Plotting code records:
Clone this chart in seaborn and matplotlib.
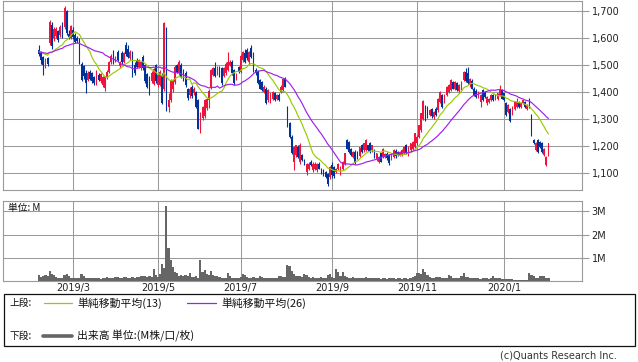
import numpy as np
import pandas as pd
import matplotlib
matplotlib.use("Agg")
import matplotlib.pyplot as plt
import seaborn as sns
from matplotlib.patches import Rectangle

# ---------------- data ----------------
start_date = "2019-02-06"
end_date = "2020-02-05"
market_holidays = ["2019-02-11", "2019-03-21", "2019-04-29", "2019-04-30", "2019-05-01",
                   "2019-05-02", "2019-05-03", "2019-05-06", "2019-07-15", "2019-08-12",
                   "2019-09-16", "2019-09-23", "2019-10-14", "2019-10-22", "2019-11-04",
                   "2019-12-31", "2020-01-01", "2020-01-02", "2020-01-03", "2020-01-13"]

prior_closes = [1530, 1545, 1550, 1540, 1555, 1560, 1548, 1535, 1542, 1550, 1558, 1545, 1538,
                1550, 1562, 1555, 1548, 1540, 1552, 1560, 1545, 1538, 1550, 1556, 1548]

opens = [1555,1548,1530,1497,1525,1580,1650,1600,1608,1625,
         1610,1648,1640,1700,1615,1600,1630,1612,1600,1595,
         1505,1495,1470,1445,1475,1470,1455,1432,1465,1440,
         1428,1415,1457,1475,1512,1550,1518,1548,1495,1545,
         1512,1575,1560,1525,1545,1500,1518,1494,1488,1530,
         1500,1468,1455,1440,1430,1500,1426,1428,1462,1410,
         1630,1345,1372,1410,1438,1500,1469,1500,1480,1472,
         1410,1388,1420,1395,1400,1370,1255,1303,1310,1340,
         1372,1415,1465,1490,1470,1488,1490,1460,1470,1482,
         1500,1512,1480,1450,1494,1475,1518,1543,1555,1512,
         1562,1543,1481,1475,1444,1438,1401,1413,1370,1364,
         1376,1395,1376,1389,1401,1407,1450,1346,1284,1234,
         1140,1166,1197,1140,1166,1148,1105,1117,1142,1111,
         1117,1111,1136,1117,1111,1105,1099,1086,1130,1123,
         1105,1117,1099,1117,1136,1222,1216,1191,1160,1179,
         1179,1165,1203,1185,1185,1203,1210,1185,1185,1154,
         1142,1173,1160,1160,1170,1166,1154,1160,1183,1178,
         1166,1166,1173,1203,1180,1185,1191,1197,1212,1235,
         1259,1302,1346,1340,1315,1338,1309,1339,1333,1364,
         1389,1364,1389,1401,1407,1438,1413,1432,1405,1413,
         1444,1475,1470,1426,1440,1413,1405,1383,1364,1407,
         1401,1358,1364,1370,1389,1376,1376,1389,1407,1395,
         1358,1327,1339,1321,1339,1346,1364,1346,1358,1364,
         1339,1370,1315,1222,1185,1222,1216,1210,1167,1130,1166]

highs = [1575,1552,1535,1525,1530,1665,1660,1640,1640,1630,
         1648,1660,1720,1705,1630,1650,1640,1620,1608,1600,
         1510,1500,1480,1478,1482,1475,1460,1480,1470,1472,
         1460,1460,1480,1515,1540,1555,1535,1555,1515,1552,
         1550,1585,1575,1555,1552,1510,1525,1522,1515,1537,
         1505,1472,1460,1478,1490,1505,1468,1480,1470,1660,
         1640,1395,1448,1450,1500,1505,1520,1508,1485,1478,
         1415,1418,1425,1418,1405,1375,1325,1350,1375,1378,
         1410,1485,1492,1512,1498,1495,1494,1492,1510,1550,
         1518,1518,1485,1472,1498,1540,1552,1560,1565,1552,
         1575,1548,1488,1480,1450,1442,1425,1418,1410,1398,
         1405,1400,1392,1395,1425,1452,1455,1350,1288,1240,
         1200,1205,1205,1212,1172,1152,1138,1140,1148,1140,
         1140,1138,1140,1120,1115,1110,1102,1125,1140,1128,
         1120,1138,1126,1145,1176,1226,1220,1195,1182,1185,
         1184,1198,1207,1212,1226,1206,1214,1206,1188,1175,
         1162,1176,1193,1175,1178,1170,1176,1188,1188,1182,
         1182,1188,1200,1208,1199,1213,1218,1250,1240,1280,
         1324,1372,1352,1348,1336,1342,1330,1345,1380,1405,
         1393,1392,1423,1430,1447,1442,1440,1436,1430,1440,
         1478,1490,1492,1452,1448,1418,1410,1404,1392,1412,
         1405,1386,1380,1392,1392,1392,1398,1426,1412,1398,
         1362,1355,1342,1348,1367,1378,1368,1362,1372,1368,
         1355,1378,1320,1226,1214,1226,1220,1214,1193,1162,1213]

lows = [1535,1505,1462,1490,1495,1575,1560,1590,1600,1585,
        1605,1600,1635,1610,1598,1595,1598,1580,1583,1505,
        1440,1450,1397,1440,1445,1435,1428,1428,1440,1435,
        1420,1405,1450,1470,1505,1505,1510,1515,1488,1505,
        1508,1535,1525,1520,1455,1465,1490,1488,1480,1482,
        1435,1415,1388,1435,1425,1432,1420,1422,1355,1405,
        1330,1325,1365,1400,1430,1470,1465,1452,1440,1420,
        1372,1380,1380,1390,1340,1262,1247,1298,1305,1335,
        1340,1410,1460,1455,1465,1455,1428,1455,1465,1478,
        1495,1465,1428,1445,1470,1470,1512,1508,1520,1505,
        1528,1475,1465,1430,1410,1405,1396,1355,1365,1360,
        1372,1368,1372,1368,1396,1402,1418,1270,1232,1170,
        1111,1160,1155,1135,1145,1132,1093,1112,1125,1105,
        1112,1106,1115,1097,1090,1083,1054,1080,1082,1084,
        1100,1112,1095,1112,1132,1188,1176,1165,1155,1134,
        1152,1160,1176,1180,1182,1183,1176,1180,1158,1147,
        1138,1140,1156,1155,1150,1132,1150,1156,1158,1164,
        1162,1162,1170,1170,1164,1180,1186,1192,1205,1230,
        1252,1298,1292,1305,1310,1306,1302,1312,1328,1360,
        1343,1360,1385,1396,1403,1410,1408,1405,1398,1409,
        1440,1436,1430,1420,1410,1386,1380,1378,1346,1367,
        1380,1352,1360,1366,1367,1372,1372,1385,1373,1367,
        1312,1322,1288,1316,1335,1342,1343,1342,1355,1343,
        1335,1343,1238,1207,1182,1176,1194,1176,1162,1126,1162]

closes = [1542,1520,1500,1520,1505,1660,1570,1635,1632,1592,
          1642,1605,1712,1617,1605,1645,1605,1585,1588,1512,
          1445,1460,1435,1472,1450,1440,1432,1475,1445,1468,
          1455,1455,1475,1510,1535,1512,1530,1520,1510,1512,
          1545,1540,1530,1548,1462,1472,1494,1518,1510,1488,
          1440,1420,1395,1472,1485,1440,1462,1475,1360,1655,
          1335,1370,1444,1440,1494,1475,1512,1457,1444,1426,
          1378,1413,1385,1410,1346,1265,1320,1345,1370,1375,
          1405,1480,1488,1458,1492,1460,1432,1488,1505,1512,
          1512,1470,1432,1468,1475,1535,1548,1512,1525,1549,
          1531,1480,1469,1432,1413,1408,1420,1358,1407,1395,
          1401,1370,1389,1370,1420,1448,1420,1272,1235,1173,
          1197,1203,1160,1205,1148,1136,1134,1136,1130,1136,
          1136,1134,1117,1099,1093,1086,1062,1123,1092,1088,
          1117,1136,1123,1142,1173,1191,1179,1168,1179,1138,
          1155,1196,1179,1210,1222,1186,1180,1203,1160,1173,
          1160,1142,1191,1172,1156,1138,1173,1185,1162,1167,
          1179,1185,1197,1173,1196,1210,1216,1247,1234,1278,
          1321,1368,1298,1310,1333,1310,1327,1316,1376,1401,
          1346,1389,1420,1426,1444,1413,1436,1409,1426,1438,
          1475,1440,1434,1448,1413,1389,1383,1401,1389,1370,
          1383,1383,1376,1389,1370,1389,1395,1413,1376,1370,
          1315,1352,1292,1346,1364,1364,1346,1358,1370,1346,
          1352,1346,1241,1210,1210,1179,1197,1179,1191,1160,1210]

volumes_m = [0.26,0.18,0.22,0.25,0.20,0.45,0.30,0.28,0.16,0.14,
             0.12,0.12,0.26,0.30,0.22,0.15,0.14,0.12,0.12,0.14,
             0.30,0.22,0.14,0.13,0.15,0.12,0.14,0.11,0.12,0.10,
             0.12,0.11,0.19,0.15,0.14,0.13,0.17,0.19,0.15,0.14,
             0.16,0.19,0.14,0.13,0.17,0.15,0.19,0.16,0.22,0.20,
             0.22,0.18,0.20,0.17,0.52,0.26,0.18,0.30,0.72,0.55,
             3.23,1.42,0.91,0.62,0.40,0.33,0.22,0.26,0.20,0.28,
             0.22,0.36,0.18,0.16,0.20,0.15,0.91,0.40,0.48,0.30,
             0.26,0.43,0.25,0.20,0.22,0.16,0.14,0.15,0.13,0.36,
             0.22,0.15,0.13,0.14,0.12,0.16,0.30,0.26,0.18,0.15,
             0.14,0.16,0.13,0.14,0.22,0.16,0.14,0.12,0.15,0.13,
             0.14,0.12,0.15,0.20,0.22,0.18,0.16,0.70,0.65,0.43,
             0.30,0.22,0.20,0.22,0.18,0.30,0.28,0.16,0.14,0.18,
             0.13,0.15,0.14,0.16,0.14,0.13,0.24,0.30,0.18,0.15,
             0.52,0.40,0.22,0.40,0.22,0.18,0.15,0.14,0.18,0.15,
             0.13,0.15,0.14,0.13,0.16,0.12,0.14,0.13,0.12,0.14,
             0.12,0.10,0.11,0.12,0.10,0.12,0.11,0.13,0.10,0.12,
             0.11,0.10,0.14,0.12,0.10,0.12,0.16,0.20,0.36,0.36,
             0.30,0.52,0.40,0.28,0.18,0.15,0.14,0.16,0.18,0.16,
             0.15,0.14,0.12,0.26,0.20,0.14,0.12,0.13,0.12,0.20,
             0.36,0.18,0.16,0.15,0.12,0.13,0.15,0.12,0.10,0.12,
             0.11,0.12,0.10,0.12,0.22,0.14,0.12,0.14,0.08,0.07,
             0.08,0.07,0.08,0.07,0.06,0.05,0.05,0.04,0.05,0.04,
             0.05,0.36,0.28,0.20,0.14,0.13,0.22,0.20,0.22,0.14,0.12]

month_starts = ["2019-03-01", "2019-05-01", "2019-07-01", "2019-09-01", "2019-11-01", "2020-01-01"]
month_labels = ["2019/3", "2019/5", "2019/7", "2019/9", "2019/11", "2020/1"]
price_ticks = [1100, 1200, 1300, 1400, 1500, 1600, 1700]
price_tick_labels = ["1,100", "1,200", "1,300", "1,400", "1,500", "1,600", "1,700"]
volume_ticks = [1, 2, 3]
volume_tick_labels = ["1M", "2M", "3M"]
legend_labels = ["単純移動平均(13)", "単純移動平均(26)", "出来高 単位:(M株/口/枚)"]

# ---------------- build table ----------------
days = pd.bdate_range(start_date, end_date, freq="C", holidays=market_holidays)
n = min(len(days), len(opens), len(highs), len(lows), len(closes), len(volumes_m))
df = pd.DataFrame({"date": days[:n], "open": opens[:n], "high": highs[:n],
                   "low": lows[:n], "close": closes[:n], "volume": volumes_m[:n]})
df["x"] = np.arange(n)
all_close = pd.Series(list(prior_closes) + list(df["close"]))
df["ma13"] = all_close.rolling(13, min_periods=1).mean().values[len(prior_closes):]
df["ma26"] = all_close.rolling(26, min_periods=1).mean().values[len(prior_closes):]
tick_x = [int(np.searchsorted(df["date"].values, np.datetime64(m))) for m in month_starts]

# ---------------- styling ----------------
sns.set_theme(style="white")
plt.rcParams["font.family"] = ["DejaVu Sans"]
cjk = ["Noto Sans CJK JP", "DejaVu Sans"]

RED = "#F0143C"
BLUE = "#003399"
GREEN = "#99CC00"
PURPLE = "#A020F0"
GRID = "#9A9A9A"
VOLC = "#666666"

W, H = 638, 362
fig = plt.figure(figsize=(W / 100, H / 100), dpi=100)


def rect(l, t, r, b):
    return [l / W, 1 - b / H, (r - l) / W, (b - t) / H]


axp = fig.add_axes(rect(3, 1, 582, 190))
axv = fig.add_axes(rect(3, 201, 582, 281))
XL = (-17.0, 255.8)

for ax in (axp, axv):
    ax.set_facecolor("white")
    ax.set_xlim(*XL)
    ax.set_axisbelow(True)
    for s in ax.spines.values():
        s.set_color(GRID)
        s.set_linewidth(0.8)
    ax.set_xticks(tick_x)
    ax.grid(True, color=GRID, linewidth=0.75)
    ax.yaxis.tick_right()
    ax.tick_params(axis="y", which="both", length=5, width=0.8, color=GRID,
                   labelsize=7, pad=2, labelcolor="#222222", left=False, right=True)
    ax.tick_params(axis="x", length=0, labelsize=7, pad=1.5, labelcolor="#222222")

# candles
up = df["close"] >= df["open"]
colors = np.where(up, RED, BLUE)
axp.vlines(df["x"], df["low"], df["high"], colors=colors, linewidth=0.8, zorder=3)
body_bottom = np.minimum(df["open"], df["close"])
body_h = np.maximum(np.abs(df["close"] - df["open"]), 2.5)
axp.bar(df["x"], body_h, bottom=body_bottom, width=0.8, color=colors, linewidth=0, zorder=4)

sns.lineplot(data=df, x="x", y="ma13", ax=axp, color=GREEN, linewidth=0.85, zorder=5)
sns.lineplot(data=df, x="x", y="ma26", ax=axp, color=PURPLE, linewidth=0.85, zorder=5)

axp.set_ylim(1038, 1737)
axp.set_yticks(price_ticks)
axp.set_yticklabels(price_tick_labels)
axp.set_xticklabels([])
axp.set_xlabel("")
axp.set_ylabel("")
axp.set_xlim(*XL)

# volume
axv.bar(df["x"], df["volume"], width=1.0, color=VOLC, linewidth=0, zorder=3)
axv.set_ylim(0, 3.45)
axv.set_yticks(volume_ticks)
axv.set_yticklabels(volume_tick_labels)
axv.set_xticklabels(month_labels)
axv.set_xlim(*XL)

# overlay for legend and notes (pixel coordinates)
ov = fig.add_axes([0, 0, 1, 1])
ov.set_xlim(0, W)
ov.set_ylim(H, 0)
ov.axis("off")
ov.patch.set_alpha(0)

ov.text(8, 208, "単位: M", fontsize=7, family=cjk, va="center", ha="left", color="#111111")

ov.add_patch(Rectangle((3.5, 293.5), 631, 52, fill=False, edgecolor="#111111", linewidth=0.9))
ov.text(9, 303, "上段:", fontsize=7, family=cjk, va="center", ha="left", color="#111111")
ov.plot([44, 72], [303, 303], color=GREEN, linewidth=0.9)
ov.text(77, 303, legend_labels[0], fontsize=7.8, family=cjk, va="center", ha="left", color="#111111")
ov.plot([187, 216], [303, 303], color=PURPLE, linewidth=0.9)
ov.text(221, 303, legend_labels[1], fontsize=7.8, family=cjk, va="center", ha="left", color="#111111")
ov.text(9, 336, "下段:", fontsize=7, family=cjk, va="center", ha="left", color="#111111")
ov.plot([43, 72], [336, 336], color=VOLC, linewidth=2.6)
ov.text(77, 336, legend_labels[2], fontsize=7.8, family=cjk, va="center", ha="left", color="#111111")

ov.text(617, 356, "(c)Quants Research Inc.", fontsize=7, va="center", ha="right", color="#333333")

fig.savefig("out.png", dpi=100, facecolor="white")
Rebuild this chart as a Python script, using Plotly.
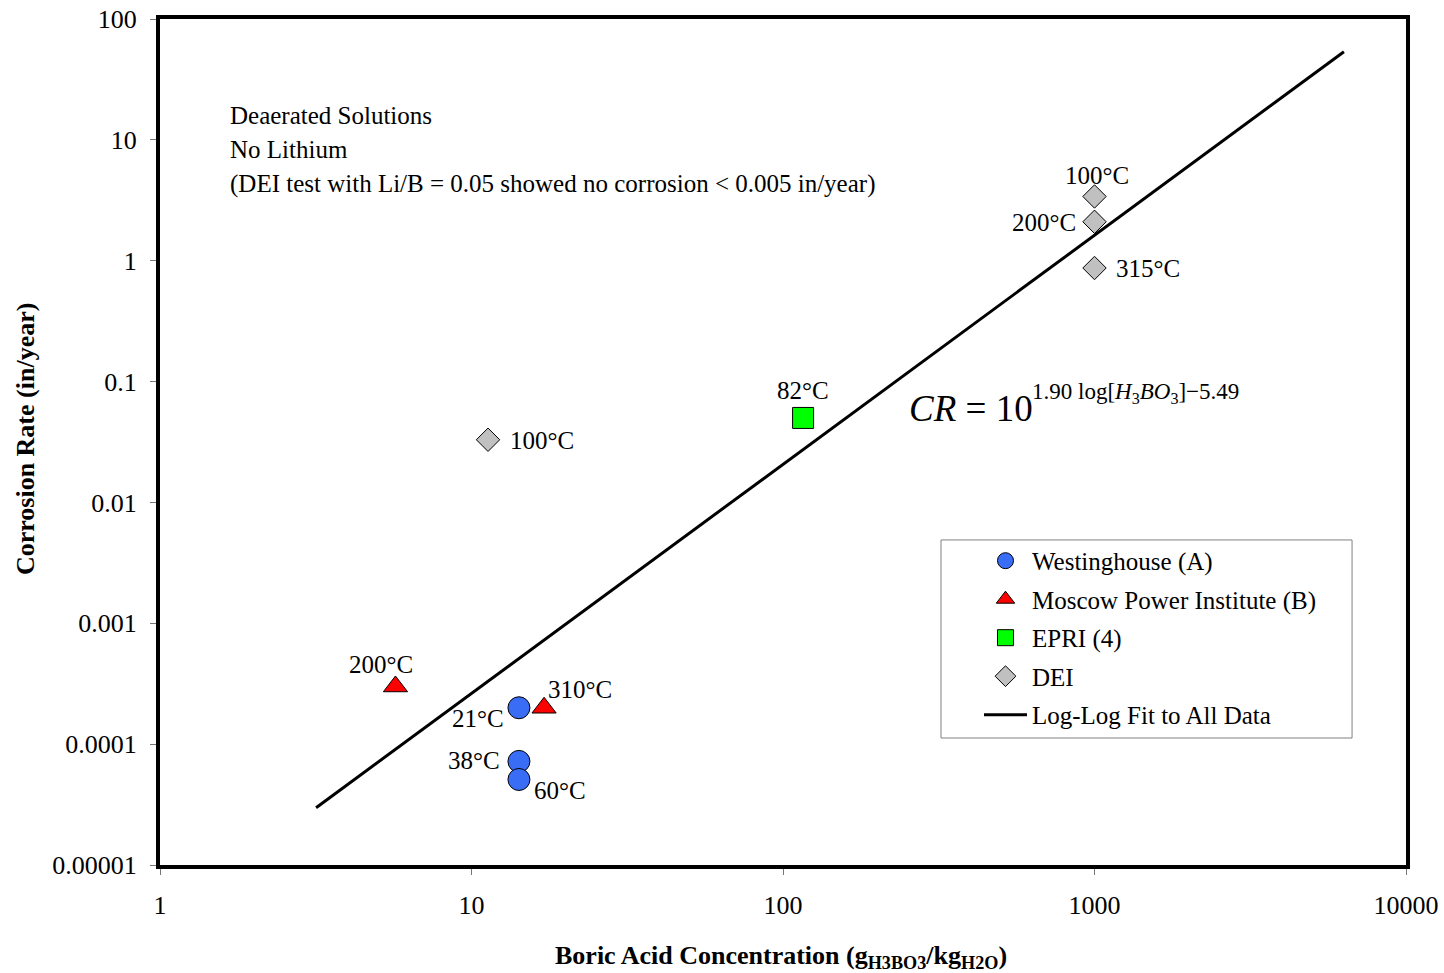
import math
import plotly.graph_objects as go

# ---- data ----
west_x = [14.2, 14.2, 14.2]
west_y = [2.0e-4, 7.2e-5, 5.1e-5]
west_lbl = ["21°C", "38°C", "60°C"]

mos_x = [5.7, 17.1]
mos_y = [3.0e-4, 2.0e-4]
mos_lbl = ["200°C", "310°C"]

epri_x = [116]
epri_y = [0.050]
epri_lbl = ["82°C"]

dei_x = [11.3, 1000, 1000, 1000]
dei_y = [0.033, 3.4, 2.1, 0.87]
dei_lbl = ["100°C", "100°C", "200°C", "315°C"]

fit_x = [3.17, 6320]
fit_y = [2.98e-5, 53.5]

x_ticks = [1, 10, 100, 1000, 10000]
x_tick_text = ["1", "10", "100", "1000", "10000"]
y_ticks = [1e-5, 1e-4, 1e-3, 1e-2, 1e-1, 1, 10, 100]
y_tick_text = ["0.00001", "0.0001", "0.001", "0.01", "0.1", "1", "10", "100"]

FONT = "Liberation Serif, Times New Roman, serif"
FS = 25

fig = go.Figure()

fig.add_trace(go.Scatter(x=west_x, y=west_y, mode="markers", name="Westinghouse (A)",
                         legendgroup="a",
                         marker=dict(symbol="circle", size=22, color="#3A6DF5",
                                     line=dict(color="black", width=1))))
fig.add_trace(go.Scatter(x=mos_x, y=mos_y, mode="markers", name="Moscow Power Institute (B)",
                         legendgroup="b",
                         marker=dict(symbol="triangle-up", size=21, color="#FF0000",
                                     line=dict(color="black", width=1))))
fig.add_trace(go.Scatter(x=epri_x, y=epri_y, mode="markers", name="EPRI (4)",
                         legendgroup="c",
                         marker=dict(symbol="square", size=21, color="#00FF00",
                                     line=dict(color="black", width=1))))
fig.add_trace(go.Scatter(x=dei_x, y=dei_y, mode="markers", name="DEI",
                         legendgroup="d",
                         marker=dict(symbol="diamond", size=18, color="#C0C0C0",
                                     line=dict(color="black", width=1))))
fig.add_trace(go.Scatter(x=fit_x, y=fit_y, mode="lines", name="Log-Log Fit to All Data",
                         legendgroup="e",
                         line=dict(color="black", width=3)))

# point labels: (x, y, text, xanchor, xshift, yshift)
labels = [
    (west_x[0], west_y[0], west_lbl[0], "right", -13, -11),
    (west_x[1], west_y[1], west_lbl[1], "right", -17, 1),
    (west_x[2], west_y[2], west_lbl[2], "left", 13, -11),
    (mos_x[0], mos_y[0], mos_lbl[0], "center", -14, 22),
    (mos_x[1], mos_y[1], mos_lbl[1], "left", 2, 18),
    (epri_x[0], epri_y[0], epri_lbl[0], "center", 0, 27),
    (dei_x[0], dei_y[0], dei_lbl[0], "left", 20, -1),
    (dei_x[1], dei_y[1], dei_lbl[1], "center", 2, 21),
    (dei_x[2], dei_y[2], dei_lbl[2], "right", -17, -1),
    (dei_x[3], dei_y[3], dei_lbl[3], "left", 19, 0),
]
for x, y, t, xa, xs, ys in labels:
    fig.add_annotation(x=math.log10(x), y=math.log10(y), xref="x", yref="y", text=t,
                       showarrow=False, xanchor=xa, yanchor="middle", xshift=xs, yshift=ys,
                       font=dict(family=FONT, size=FS, color="black"))

# note text block
notes = ["Deaerated Solutions", "No Lithium",
         "(DEI test with Li/B = 0.05 showed no corrosion < 0.005 in/year)"]
note_y = [0.8865, 0.8452, 0.805]
for t, yy in zip(notes, note_y):
    fig.add_annotation(x=0.0546, y=yy, xref="paper", yref="paper", text=t, showarrow=False,
                       xanchor="left", yanchor="middle",
                       font=dict(family=FONT, size=FS, color="black"))

# equation
fig.add_annotation(x=0.5996, y=0.540, xref="paper", yref="paper",
                   text="<i>CR</i> = 10", showarrow=False, xanchor="left", yanchor="middle",
                   font=dict(family=FONT, size=37, color="black"))
fig.add_annotation(x=0.6982, y=0.5579, xref="paper", yref="paper",
                   text="1.90 log[<i>H</i><sub>3</sub><i>BO</i><sub>3</sub>]\u22125.49",
                   showarrow=False, xanchor="left", yanchor="middle",
                   font=dict(family=FONT, size=23, color="black"))

# axis titles
fig.add_annotation(x=-0.1083, y=0.5035, xref="paper", yref="paper",
                   text="<b>Corrosion Rate (in/year)</b>", textangle=-90, showarrow=False,
                   xanchor="center", yanchor="middle",
                   font=dict(family=FONT, size=26, color="black"))
fig.add_annotation(x=0.4984, y=-0.1087, xref="paper", yref="paper",
                   text="<b>Boric Acid Concentration (g<sub>H3BO3</sub>/kg<sub>H2O</sub>)</b>",
                   showarrow=False, xanchor="center", yanchor="middle",
                   font=dict(family=FONT, size=26, color="black"))

# legend frame
fig.add_shape(type="rect", xref="paper", yref="paper",
              x0=0.6268, x1=0.9567, y0=0.1501, y1=0.3842,
              line=dict(color="#808080", width=1), fillcolor="white", layer="below")

fig.update_xaxes(type="log", range=[0, 4], tickvals=x_ticks, ticktext=x_tick_text,
                 showgrid=False, zeroline=False, showline=True, linecolor="black",
                 linewidth=4, mirror=True, ticks="outside", ticklen=6, tickcolor="#777",
                 tickwidth=1, ticklabelstandoff=8, automargin=False,
                 tickfont=dict(family=FONT, size=26, color="black"))
fig.update_yaxes(type="log", range=[-5, 2], tickvals=y_ticks, ticktext=y_tick_text,
                 showgrid=False, zeroline=False, showline=True, linecolor="black",
                 linewidth=4, mirror=True, ticks="outside", ticklen=6, tickcolor="#777",
                 tickwidth=1, ticklabelstandoff=8, automargin=False,
                 tickfont=dict(family=FONT, size=26, color="black"))

fig.update_layout(
    width=1444, height=973,
    margin=dict(l=160, r=38, t=19, b=108, autoexpand=False),
    paper_bgcolor="white", plot_bgcolor="white",
    font=dict(family=FONT, size=FS, color="black"),
    legend=dict(x=0.6573, y=0.3866, xanchor="left", yanchor="top",
                borderwidth=0, bgcolor="rgba(0,0,0,0)", itemwidth=43,
                tracegroupgap=3, font=dict(family=FONT, size=FS, color="black")),
)

fig.write_html("out.html")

Your objective:
Give the lines again word for word, from the start of the records to the line holding "from matplotlib.patches import Rectangle", both included, and leave out any picture.

Answer in full:
Clone this chart in seaborn and matplotlib.
import numpy as np
import pandas as pd
import matplotlib
matplotlib.use("Agg")
import matplotlib.pyplot as plt
import seaborn as sns
from matplotlib.patches import Rectangle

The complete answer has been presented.